Opinión
Por
  • Félix Rodríguez Prendes

Querer lo mismo y rechazar lo mismo

Lectura del Evangelio.
Lectura del Evangelio.
S.E.

A través de los tiempos se han planteado siempre dos objeciones básicas contra el doble mandamiento del amor. ¿Puedo amar a Dios a quien no he visto? Y si la respuesta es negativa, ¿puedo mandar en el amor? Lo cierto es que nadie ha visto a Dios jamás y por otro lado, el amor es un sentimiento que no admite imposiciones, que puede tenerse o no pero que no está sujeto a nuestra voluntad.

Es verdad que nadie ha visto a Dios, pero no por eso es absolutamente invisible. “Lo que de Dios se puede conocer, está en ellos manifiesto: Dios se lo manifestó. Porque lo invisible de Dios, desde la creación del mundo se deja ver a la inteligencia a través de sus obras: su poder eterno y su divinidad” (Rom 1, 19-20). Dios nos ha amado primero dice San Juan, se ha hecho visible cuando “envió al mundo a su Hijo único para que el mundo se salve por El” (1Jn 4, 9) y en Jesús podemos ver al Padre. Continuamente está saliendo a nuestro encuentro: en la acción que desde los Apóstoles y durante estos dos mil años ha guiado a la Iglesia, en los testimonios de tantos hombres y mujeres que nos han precedido. En la comunidad viva de los creyentes, que es la Iglesia, experimentamos el amor de Dios, creemos en su presencia, de modo que lo podemos reconocer en nuestra vida cotidiana. El nos ha amado primero y sigue amándonos, ¿qué nos impide entonces corresponder a ese Amor? No se nos impone el sentimiento, pero ante la experiencia de su amor y de su antelación puede nacer en nosotros el amor como respuesta.

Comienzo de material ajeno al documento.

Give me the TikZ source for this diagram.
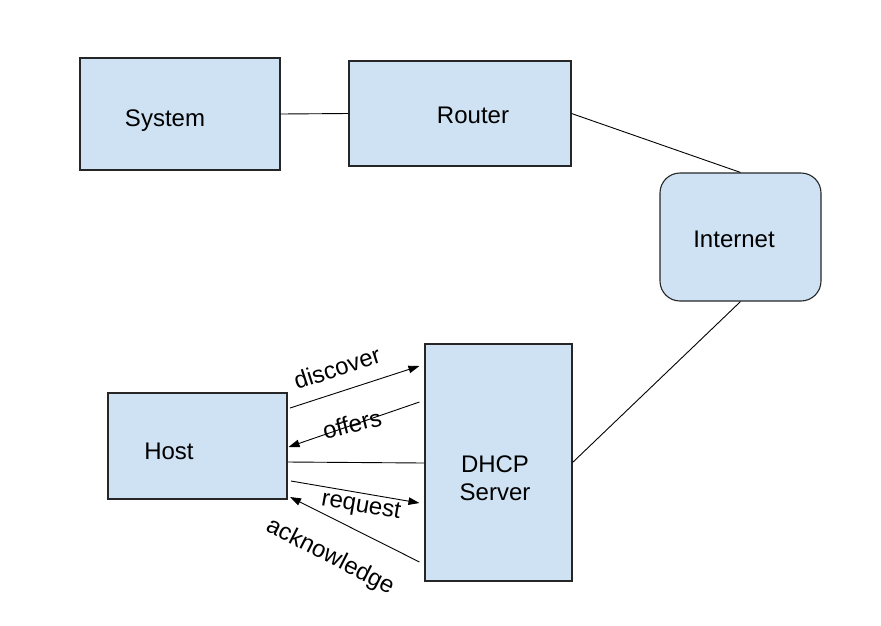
\documentclass[tikz,border=0pt]{standalone}
\usepackage{fontspec}
\setmainfont{Liberation Sans}
\usetikzlibrary{arrows.meta,calc}
\definecolor{boxblue}{RGB}{207,226,243}
\begin{document}
\begin{tikzpicture}[x=1pt, y=-1pt,
    box/.style={draw=black!85, fill=boxblue, line width=1.1pt, inner sep=0pt},
    txt/.style={font=\fontsize{24}{28}\selectfont, inner sep=0pt},
    conn/.style={line width=0.9pt},
    arr/.style={line width=0.9pt, -{Triangle[length=11pt,width=7.5pt]}}]
\useasboundingbox (0,0) rectangle (881,625);
\node[box, minimum width=200pt, minimum height=112pt,
    label={[txt, xshift=-15pt, yshift=-7pt]center:System}] (sys) at (180,114) {};
\node[box, minimum width=222pt, minimum height=105pt,
    label={[txt, xshift=13pt, yshift=-1.5pt]center:Router}] (router) at (460,113.5) {};
\node[box, rounded corners=20pt, minimum width=161pt, minimum height=128pt,
    label={[txt, xshift=-6.5pt, yshift=-2pt]center:Internet}] (inet) at (740.5,237) {};
\node[box, minimum width=179pt, minimum height=106pt,
    label={[txt, xshift=-28.5pt, yshift=-5.5pt]center:Host}] (host) at (197.5,446) {};
\node[box, minimum width=147pt, minimum height=237pt,
    label={[txt, align=center, xshift=-3.5pt, yshift=-16pt]center:DHCP\\Server}] (dhcp) at (498.5,462.5) {};
% links
\draw[conn] (sys.east) -- (router.west);
\draw[conn] (router.east) -- (inet.north);
\draw[conn] (inet.south) -- (dhcp.east);
\draw[conn] ($(host.east)+(0,16)$) -- ($(dhcp.west)+(0,0.5)$);
% dhcp messages
\draw[arr] ($(host.east)+(2.5,-38)$) -- ($(dhcp.west)+(-5,-96.5)$);
\draw[arr] ($(dhcp.west)+(-5,-60.5)$) -- ($(host.east)+(1,1)$);
\draw[arr] ($(host.east)+(3.5,35)$) -- ($(dhcp.west)+(-5,40.5)$);
\draw[arr] ($(dhcp.west)+(-5,99.5)$) -- ($(host.east)+(2.5,51)$);
\node[txt, rotate=18] (ldisc) at (337,368) {discover};
\node[txt, rotate=14] (loff) at (352,424) {offers};
\node[txt, rotate=-10] (lreq) at (361,507) {request};
\node[txt, rotate=-27] (lack) at (330,557) {acknowledge};
\end{tikzpicture}
\end{document}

Nuestra respuesta no puede quedar solo en un simple sentimiento, ya sabemos que los sentimientos son volubles, se enfrían; tampoco puede quedar solo en la alegría que experimentamos al sabernos amados. El encuentro con Dios tiene que implicar también a nuestra voluntad y a nuestro entendimiento. “La santa Iglesia, nuestra madre, mantiene y enseña que Dios, principio y fin de todas las cosas, puede ser conocido con certeza mediante la luz natural de la razón humana a partir de las cosas creadas. Sin esta capacidad el hombre no podría acoger la revelación de Dios. El hombre tiene esta capacidad porque ha sido creado a imagen de Dios”. (CEE. 36)

El proceso de amar siempre está inconcluso, se va transformando en el curso de la vida, va madurando hasta llegar a identificarse el que ama y el amado. Un autor romano antiguo, Salustio, reconocía el auténtico amor en “Idem velle atque idem nolle” –querer lo mismo y rechazar lo mismo- , es decir, hacerse uno semejante al otro.

Nuestra comunión de sentimiento y de conocimiento hace crecer la comunión de voluntad que es la historia del amor entre Dios y el hombre. Esto supera la obligación del mandamiento que se me impone, es mi propia voluntad la que ama agradecidamente a ese “Dios que está más dentro de mí que lo más íntimo de lo mío” (San Agustín. Confesiones III, 6.11), lo cual provoca nuestro abandono en Dios porque Dios es nuestra alegría (cf. Sal 73)

Si en mi vida me falta este contacto con Dios, el prójimo será siempre únicamente el otro, sin reconocer en él la imagen divina que me impulsaría a amarlo. Pero si vivo sin prestar atención al otro, y solo me preocupa ser piadoso y cumplir con mis deberes religiosos, también se marchitará mi relación con Dios. Seguirá siendo una relación muy correcta pero sin amor. El Papa Benedicto ha dicho “Solo el servicio al prójimo abre los ojos a lo que Dios hace por mí y a lo mucho que me ama”1(Benedicto XVI. La alegría de la fe. Pag. 24).